También sabemos —cuando el cuerpo y la experiencia nos lo recuerdan— que no siempre es necesario reaccionar con estruendo. A veces, basta con contar hasta diez. Respirar. Una respiración honda, que no arregla nada, pero lo reordena todo. Una pausa que no resuelve el problema, pero nos cambia la manera de enfrentarlo.
La experiencia, ese grado tan denostado por la urgencia juvenil del mundo, tiene la virtud de relativizar. Quien ha vivido suficientes veces un mismo error sabe que casi nada es tan grave, ni tan definitivo. Que el margen de maniobra es más amplio de lo que parece. Que dramatizar desgasta y no soluciona. Que el control absoluto es una quimera y que parte de la madurez consiste en aceptar lo que no depende de nosotros.
La calma también se entrena. No es un don místico, sino una práctica constante. Como ensayar una obra de teatro, o la vida… Uno aprende a no dejarse llevar por la primera emoción, a no decir la primera palabra, a dejar espacio entre el estímulo y la respuesta. Y como todo lo que se ensaya, necesita de un entorno propicio. Porque es difícil mantener la serenidad rodeado de ruido y de histeria. Es importante cuidar la compañía: buscar a quienes no se dejan arrastrar por el caos, a quienes comprenden que la rutina no es un enemigo, sino un refugio. Que la estabilidad también tiene su belleza. Y que en la confianza está disfrutar de ese primer impulso que no le enseñas a los demás.

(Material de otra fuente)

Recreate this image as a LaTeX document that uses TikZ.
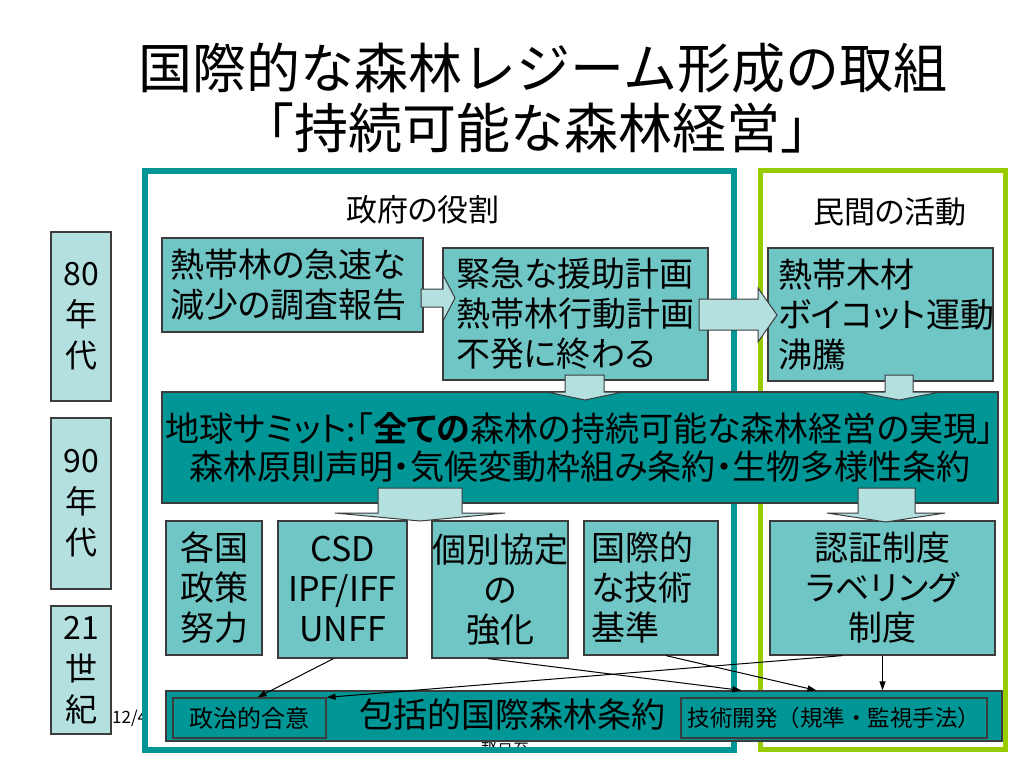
\documentclass[tikz,border=0pt]{standalone}
\usepackage{fontspec}
\setmainfont{Noto Sans CJK JP}[RawFeature=+palt, BoldFont={Noto Sans CJK JP Bold}]
\newfontfamily\fullwidthfont{Noto Sans CJK JP}
\usetikzlibrary{arrows.meta}
\definecolor{tealline}{RGB}{0,150,150}
\definecolor{greenline}{RGB}{153,204,0}
\definecolor{darkfill}{RGB}{0,150,150}
\definecolor{boxfill}{RGB}{112,197,197}
\definecolor{palefill}{RGB}{180,224,224}
\definecolor{outline}{RGB}{60,60,60}
\begin{document}
\begin{tikzpicture}[x=1pt,y=-1pt,
  ybox/.style={draw=outline, fill=palefill, line width=1.2pt, inner sep=0pt, align=center,
     font=\fontsize{32}{41}\selectfont},
  lbox/.style={draw=outline, fill=boxfill, line width=1.2pt, inner sep=0pt,
     font=\fontsize{34}{40}\selectfont},
  dbox/.style={draw=outline, fill=darkfill, line width=1.2pt, inner sep=0pt},
  blockarrow/.style={draw=outline, fill=palefill, line width=1pt, line join=miter},
  thinarrow/.style={draw=black, line width=1pt, -{Triangle[length=9pt,width=6pt]}},
  hdr/.style={font=\fontsize{31}{36}\selectfont},
  ttl/.style={font=\fullwidthfont\fontsize{54}{60}\selectfont}
]
\useasboundingbox (0,0) rectangle (1024,768);
\fill[white] (0,0) rectangle (1024,768);

% title
\node[ttl] (t1) at (543,68) {国際的な森林レジーム形成の取組};
\node[ttl] (t2) at (537,128) {「持続可能な森林経営」};

% footer texts (partly hidden)
\node[font=\fontsize{17}{19}\selectfont, anchor=west, inner sep=0pt] (date) at (112,718) {12/4};
\node[font=\fontsize{16}{18}\selectfont, inner sep=0pt] (rep) at (505,742) {報告会};

% section frames
\draw[tealline, line width=6pt] (144.5,170.5) rectangle (734,750);
\draw[greenline, line width=5pt] (760.5,170.5) rectangle (1005.5,749.5);

\node[hdr] (gov) at (423,210) {政府の役割};
\node[hdr] (priv) at (890,212) {民間の活動};

% decades
\node[ybox, minimum width=60pt, minimum height=169pt] (y80) at (81,316.5) {80\\年\\代};
\node[ybox, minimum width=60pt, minimum height=171pt] (y90) at (81,503.5) {90\\年\\代};
\node[ybox, minimum width=60pt, minimum height=128pt] (y21) at (81,670) {21\\世\\紀};

% 80s boxes
\node[lbox, minimum width=261pt, minimum height=94pt, text width=245pt, align=left] (survey) at (292.5,285) {熱帯林の急速な\\減少の調査報告};
\node[lbox, minimum width=265pt, minimum height=132pt, text width=239pt, align=left] (plan) at (575.5,314) {緊急な援助計画\\熱帯林行動計画\\不発に終わる};
\node[lbox, minimum width=225pt, minimum height=133pt, text width=205pt, align=left] (boycott) at (880.5,314.5) {熱帯木材\\ボイコット運動\\沸騰};

% summit
\node[dbox, minimum width=836pt, minimum height=111pt, align=center, font=\fontsize{34}{38}\selectfont] (summit) at (580,447.5)
  {地球サミット:「\textbf{全ての}森林の持続可能な森林経営の実現」\\森林原則声明・気候変動枠組み条約・生物多様性条約};

% 90s boxes
\node[lbox, minimum width=96pt, minimum height=134pt, align=center] (natl) at (214,588) {各国\\政策\\努力};
\node[lbox, minimum width=129pt, minimum height=137pt, align=center] (csd) at (342.5,589.5) {CSD\\IPF/IFF\\UNFF};
\node[lbox, minimum width=136pt, minimum height=137pt, align=center] (indiv) at (500,589.5) {個別協定\\の\\強化};
\node[lbox, minimum width=134pt, minimum height=134pt, text width=120pt, align=left] (intl) at (651,588) {国際的\\な技術\\基準};
\node[lbox, minimum width=225pt, minimum height=134pt, align=center] (cert) at (882.5,588) {認証制度\\ラベリング\\制度};

% 21st century
\node[dbox, minimum width=836pt, minimum height=50pt] (treaty) at (584,716) {};
\node[font=\fontsize{34}{40}\selectfont, inner sep=0pt] (treatytxt) at (512,715) {包括的国際森林条約};
\node[dbox, minimum width=153pt, minimum height=40pt, font=\fontsize{24}{28}\selectfont] (polit) at (249.5,718) {政治的合意};
\node[dbox, minimum width=306pt, minimum height=40pt, font=\fullwidthfont\fontsize{22.5}{26}\selectfont] (tech) at (834,718) {技術開発（規準・監視手法）};

% block arrows
\draw[blockarrow] (421,289) -- (443,289) -- (443,275) -- (455,298) -- (443,321) -- (443,307) -- (421,307) -- cycle;
\draw[blockarrow] (699,299) -- (758,299) -- (758,288) -- (777,315) -- (758,342) -- (758,330) -- (699,330) -- cycle;
\draw[blockarrow] (565,375) -- (565,392) -- (547,392) -- (585,400) -- (623,392) -- (604,392) -- (604,375) -- cycle;
\draw[blockarrow] (885,375) -- (885,392) -- (858,392) -- (899,400) -- (940,392) -- (913,392) -- (913,375) -- cycle;
\draw[blockarrow] (378,488) -- (378,513) -- (335,513) -- (420,521) -- (505,513) -- (462,513) -- (462,488) -- cycle;
\draw[blockarrow] (858,488) -- (858,513) -- (827,513) -- (886,522) -- (945,513) -- (915,513) -- (915,488) -- cycle;

% thin connectors
\draw[thinarrow] ([xshift=-9pt]csd.south) -- ([xshift=8pt]polit.north);
\draw[thinarrow] ([xshift=-40pt]cert.south) -- (polit.north east);
\draw[thinarrow] ([xshift=-12pt]indiv.south) -- ([xshift=576pt]treaty.north west);
\draw[thinarrow] ([xshift=15pt]intl.south) -- ([xshift=651pt]treaty.north west);
\draw[thinarrow] (cert.south) -- (cert.south |- treaty.north);
\end{tikzpicture}
\end{document}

A veces, cuando todo parece torcerse, basta con mirar alrededor y encontrar esa mirada tranquila que nos devuelve al centro. La empatía no es solo una virtud moral, sino una herramienta de supervivencia. Saber leer los estados emocionales ajenos —y también los propios— nos permite actuar con más acierto, más humanidad, más sosiego.
Hay palabras que deberían pronunciarse cada día como un mantra: gratitud, meditación, apoyo, prioridad. La gratitud como antídoto contra la queja automática. La meditación, incluso breve, como reseteo necesario. El apoyo mutuo como red invisible que todo lo sostiene. Y la capacidad de priorizar como brújula cuando todo parece urgente pero no todo lo es.
Contar hasta diez no es perder tiempo, es ganarlo. Es un gesto pequeño, pero poderoso. Es recordar que no somos esclavos de cada situación que vivimos. Que se puede elegir. Que se puede esperar. Que, incluso en medio del ruido, aún podemos optar por el silencio y evitar que una discusión, o un tema enquistado se alarguen. Y eso, en estos tiempos, es casi una forma de libertad.